Microbial response to oxygen depletion
Oxygen concentration is an important determinant of ecosystem health that alters factors such as habitat utilization (e.g. utility for recreational and commercial fisheries), the production of noxious odors, and the persistence of pathogens. Oxygen depletion is caused by nutrient enrichment of the environment and the associated Biological Oxygen Demand (BOD) primarily from microbial respiration. In recent decades, improvements in wastewater treatment have decreased nutrient inputs, resulting in elevated average seasonal oxygen concentrations and decreased duration of hypoxia- low oxygen- events throughout the HRE. Although improvements have been observed, episodic hypoxia events still occur and can result in large-scale habitat degradation. Changes in oxygen concentration are known to alter microbial abundance and metabolism that control nutrient cycling, greenhouse gas formation (e.g. CH4, N2O, CO2), protozoan grazing and the accumulation of toxic metabolic byproducts (e.g. H2S, NO2). Field and laboratory research is being conducted to understand the response of microbes (and the associated ecosystem attributes) during exposure to variable duration (how long) and intensity (how depleted) low oxygen events. This will provide a predictive understanding of the ecosystem benefits from management strategies that further increase oxygen concentration in HRE waters.

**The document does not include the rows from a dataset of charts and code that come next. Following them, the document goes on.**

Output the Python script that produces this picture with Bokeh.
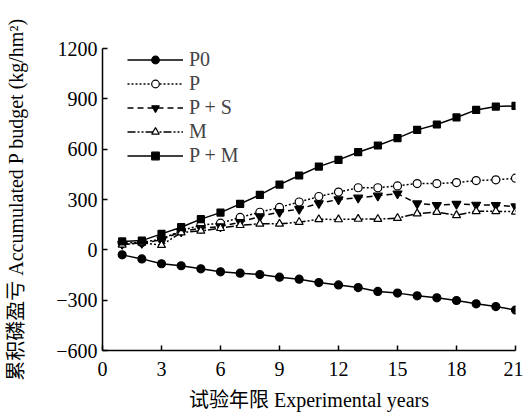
from bokeh.plotting import figure
from bokeh.models import Range1d, FixedTicker, Legend, LegendItem
from bokeh.embed import file_html
from bokeh.resources import INLINE

years = list(range(1, 22))
p0 = [-30, -54, -83, -95, -113, -131, -139, -147, -163, -175, -195, -209, -225, -248, -258, -274, -286, -302, -322, -338, -359]
p_ = [40, 44, 64, 115, 147, 159, 193, 224, 253, 285, 318, 344, 370, 370, 381, 395, 395, 401, 413, 417, 427]
ps = [35, 40, 60, 109, 129, 139, 165, 199, 225, 243, 277, 300, 310, 322, 335, 276, 266, 273, 268, 266, 258]
m_ = [30, 42, 28, 103, 113, 129, 147, 155, 155, 165, 182, 181, 184, 183, 189, 216, 225, 206, 230, 230, 227]
pm = [50, 55, 95, 135, 183, 222, 274, 328, 389, 443, 496, 536, 582, 622, 666, 715, 747, 789, 834, 854, 858]

x_ticks = [0, 3, 6, 9, 12, 15, 18, 21]
y_ticks = [-600, -300, 0, 300, 600, 900, 1200]
y_tick_labels = ["\u2212600", "\u2212300", "0", "300", "600", "900", "1200"]
series_names = ["P0", "P", "P + S", "M", "P + M"]

SERIF = "'Liberation Serif', 'Noto Sans CJK SC'"

p = figure(width=523, height=419, output_backend="svg", toolbar_location=None,
           x_range=Range1d(0, 21), y_range=Range1d(-600, 1200),
           min_border_left=102, min_border_right=8, min_border_top=48, min_border_bottom=69)
p.outline_line_color = None
p.grid.visible = False
p.background_fill_color = "white"

for ax in (p.xaxis[0], p.yaxis[0]):
    ax.axis_line_width = 1.5
    ax.major_tick_line_width = 1.5
    ax.major_tick_in = 5
    ax.major_tick_out = 0
    ax.minor_tick_in = 0
    ax.minor_tick_out = 0
    ax.major_label_text_font = SERIF
    ax.major_label_text_font_size = "20px"
    ax.major_label_text_color = "black"
    ax.axis_label_text_font = SERIF
    ax.axis_label_text_font_size = "20px"
    ax.axis_label_text_font_style = "normal"
    ax.axis_label_text_color = "black"
    ax.axis_line_color = "black"
    ax.major_tick_line_color = "black"

p.xaxis.ticker = FixedTicker(ticks=x_ticks)
p.yaxis.ticker = FixedTicker(ticks=y_ticks)
p.yaxis.major_label_overrides = {t: l for t, l in zip(y_ticks, y_tick_labels)}
p.xaxis.axis_label = "试验年限 Experimental years"
p.yaxis.axis_label = "累积磷盈亏 Accumulated P budget (kg/hm²)"
p.xaxis.major_label_standoff = 11
p.xaxis.axis_label_standoff = 10
p.yaxis.major_label_standoff = 5
p.yaxis.axis_label_standoff = 26

styles = [
    (p0, None, "circle", "black", 8),
    (p_, "2 2", "circle", "white", 8),
    (ps, "6 4", "inverted_triangle", "black", 9),
    (m_, "8 2 2 2 2 2", "triangle", "white", 8),
    (pm, None, "square", "black", 7),
]

items = []
for name, (vals, dash, marker, fill, size) in zip(series_names, styles):
    kw = dict(line_color="black", line_width=1.5)
    if dash:
        kw["line_dash"] = dash
    r_line = p.line(years, vals, **kw)
    r_sc = p.scatter(years, vals, marker=marker, size=size, fill_color=fill,
                     line_color="black", line_width=1.2)
    items.append(LegendItem(label=name, renderers=[r_line, r_sc]))

legend = Legend(items=items, location=(25, 183), padding=0, margin=0, spacing=1,
                glyph_width=56, glyph_height=19, label_height=19, label_standoff=6,
                label_text_font=SERIF, label_text_font_size="20px",
                border_line_color=None, background_fill_alpha=0)
p.add_layout(legend, "center")

open("out.html", "w").write(file_html(p, INLINE))
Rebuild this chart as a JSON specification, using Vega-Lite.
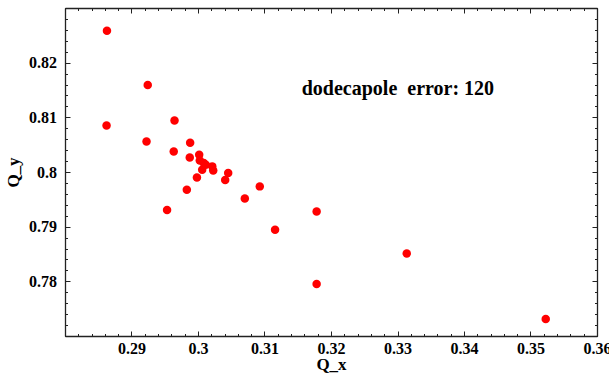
{
  "$schema": "https://vega.github.io/schema/vega-lite/v6.json",
  "width": 532,
  "height": 328,
  "autosize": {"type": "none"},
  "padding": {"left": 65, "top": 8, "right": 12, "bottom": 37},
  "background": "white",
  "config": {
    "view": {"stroke": "#222222", "strokeWidth": 1},
    "axis": {
      "grid": false,
      "domainColor": "#222222",
      "domainWidth": 1.3,
      "tickColor": "#222222",
      "labelColor": "black",
      "titleColor": "black",
      "labelFont": "Liberation Serif",
      "titleFont": "Liberation Serif",
      "labelFontWeight": "bold",
      "titleFontWeight": "bold",
      "labelFontSize": 16,
      "titleFontSize": 17,
      "labelOverlap": false,
      "labelFlush": false,
      "labelBound": false
    }
  },
  "resolve": {"axis": {"x": "independent", "y": "independent"}},
  "layer": [
    {
      "data": {"values": [{"x": 0.3156, "y": 0.8152, "label": "dodecapole\u00a0 error: 120"}]},
      "mark": {"type": "text", "align": "left", "baseline": "middle", "font": "Liberation Serif", "fontWeight": "bold", "fontSize": 20, "color": "black"},
      "encoding": {
        "x": {"field": "x", "type": "quantitative", "scale": {"domain": [0.28, 0.36], "nice": false, "zero": false},
          "axis": {"orient": "top", "title": null, "labels": false,
            "values": [0.28,0.282,0.284,0.286,0.288,0.29,0.292,0.294,0.296,0.298,0.3,0.302,0.304,0.306,0.308,0.31,0.312,0.314,0.316,0.318,0.32,0.322,0.324,0.326,0.328,0.33,0.332,0.334,0.336,0.338,0.34,0.342,0.344,0.346,0.348,0.35,0.352,0.354,0.356,0.358,0.36],
            "tickSize": {"condition": {"test": "abs(datum.value*100 - round(datum.value*100)) < 0.001", "value": -5}, "value": -2.5}}},
        "y": {"field": "y", "type": "quantitative", "scale": {"domain": [0.77, 0.83], "nice": false, "zero": false},
          "axis": {"orient": "right", "title": null, "labels": false,
            "values": [0.77,0.772,0.774,0.776,0.778,0.78,0.782,0.784,0.786,0.788,0.79,0.792,0.794,0.796,0.798,0.8,0.802,0.804,0.806,0.808,0.81,0.812,0.814,0.816,0.818,0.82,0.822,0.824,0.826,0.828,0.83],
            "tickSize": {"condition": {"test": "abs(datum.value*100 - round(datum.value*100)) < 0.001", "value": -5}, "value": -2.5}}},
        "text": {"field": "label"}
      }
    },
    {
      "data": {"values": [
        {"Q_x": 0.28631, "Q_y": 0.82586},
        {"Q_x": 0.28625, "Q_y": 0.80850},
        {"Q_x": 0.29244, "Q_y": 0.81593},
        {"Q_x": 0.29226, "Q_y": 0.80557},
        {"Q_x": 0.29647, "Q_y": 0.80941},
        {"Q_x": 0.29635, "Q_y": 0.80375},
        {"Q_x": 0.29535, "Q_y": 0.79307},
        {"Q_x": 0.29882, "Q_y": 0.80535},
        {"Q_x": 0.29876, "Q_y": 0.80266},
        {"Q_x": 0.29832, "Q_y": 0.79676},
        {"Q_x": 0.29984, "Q_y": 0.79900},
        {"Q_x": 0.30018, "Q_y": 0.80317},
        {"Q_x": 0.30027, "Q_y": 0.80212},
        {"Q_x": 0.30087, "Q_y": 0.80165},
        {"Q_x": 0.30117, "Q_y": 0.80134},
        {"Q_x": 0.30214, "Q_y": 0.80103},
        {"Q_x": 0.30229, "Q_y": 0.80029},
        {"Q_x": 0.30063, "Q_y": 0.80042},
        {"Q_x": 0.30454, "Q_y": 0.79982},
        {"Q_x": 0.30409, "Q_y": 0.79854},
        {"Q_x": 0.30929, "Q_y": 0.79737},
        {"Q_x": 0.30704, "Q_y": 0.79517},
        {"Q_x": 0.31159, "Q_y": 0.78943},
        {"Q_x": 0.31784, "Q_y": 0.79278},
        {"Q_x": 0.31784, "Q_y": 0.77950},
        {"Q_x": 0.33139, "Q_y": 0.78511},
        {"Q_x": 0.35229, "Q_y": 0.77311}
      ]},
      "mark": {"type": "point", "filled": true, "shape": "circle", "size": 72, "color": "#ff0000", "opacity": 1},
      "encoding": {
        "x": {"field": "Q_x", "type": "quantitative", "scale": {"domain": [0.28, 0.36], "nice": false, "zero": false},
          "axis": {"orient": "bottom", "title": "Q_x", "titlePadding": -2.5, "labelPadding": 9,
            "values": [0.28,0.282,0.284,0.286,0.288,0.29,0.292,0.294,0.296,0.298,0.3,0.302,0.304,0.306,0.308,0.31,0.312,0.314,0.316,0.318,0.32,0.322,0.324,0.326,0.328,0.33,0.332,0.334,0.336,0.338,0.34,0.342,0.344,0.346,0.348,0.35,0.352,0.354,0.356,0.358,0.36],
            "labelExpr": "(abs(datum.value*100 - round(datum.value*100)) < 0.001 && datum.value > 0.285) ? format(datum.value, '.2~f') : ''",
            "tickSize": {"condition": {"test": "abs(datum.value*100 - round(datum.value*100)) < 0.001", "value": -5}, "value": -2.5}}},
        "y": {"field": "Q_y", "type": "quantitative", "scale": {"domain": [0.77, 0.83], "nice": false, "zero": false},
          "axis": {"orient": "left", "title": "Q_y", "titlePadding": 6, "labelPadding": 13.5,
            "values": [0.77,0.772,0.774,0.776,0.778,0.78,0.782,0.784,0.786,0.788,0.79,0.792,0.794,0.796,0.798,0.8,0.802,0.804,0.806,0.808,0.81,0.812,0.814,0.816,0.818,0.82,0.822,0.824,0.826,0.828,0.83],
            "labelExpr": "(abs(datum.value*100 - round(datum.value*100)) < 0.001 && datum.value > 0.775 && datum.value < 0.825) ? format(datum.value, '.2~f') : ''",
            "tickSize": {"condition": {"test": "abs(datum.value*100 - round(datum.value*100)) < 0.001", "value": -5}, "value": -2.5}}}
      }
    }
  ]
}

Pathogen inputs and persistence in the River
Real time monitoring of water quality and environmental conditions
The River is altered by rain fall, tidal conditions, anthropogenic inputs (e.g. urban and agricultural waste), and seasonal variability (e.g. light, temperature). These factors influence the rapidly changing (in time and space) environment that is experienced by human and wildlife populations. Average seasonal conditions are often inadequate to describe our interaction with River. For conditions such as pathogen abundance, oxygen concentration, or rain fall, the episodic, extreme events (occurring over minutes or hours) are often more important to our interaction with the river (e.g. sickness from swimming, fish kills from hypoxia, or flooding) than the seasonal mean condition. In addition, the factors controlling environmental health or disaster susceptibility are often determined by the combination of many environmental factors. In order to more effectively manage this resource for current and future conditions we need to have a more complete understanding of its spatial and temporal variability across scales (meters and minutes to kilometers and years). We have begun to deploy environmental sensors to monitor this variability from fixed moorings and shipboard transects of the environment. It is the goal of this research to enable a predictive understanding of the interaction between environmental variability and biological dynamics in the Hudson River Estuary. Furthermore, it is our goal to begin to understand the importance of brief extreme events (that are invisible to traditional discrete sampling) to the long-term health of the ecosystem and surrounding human populations.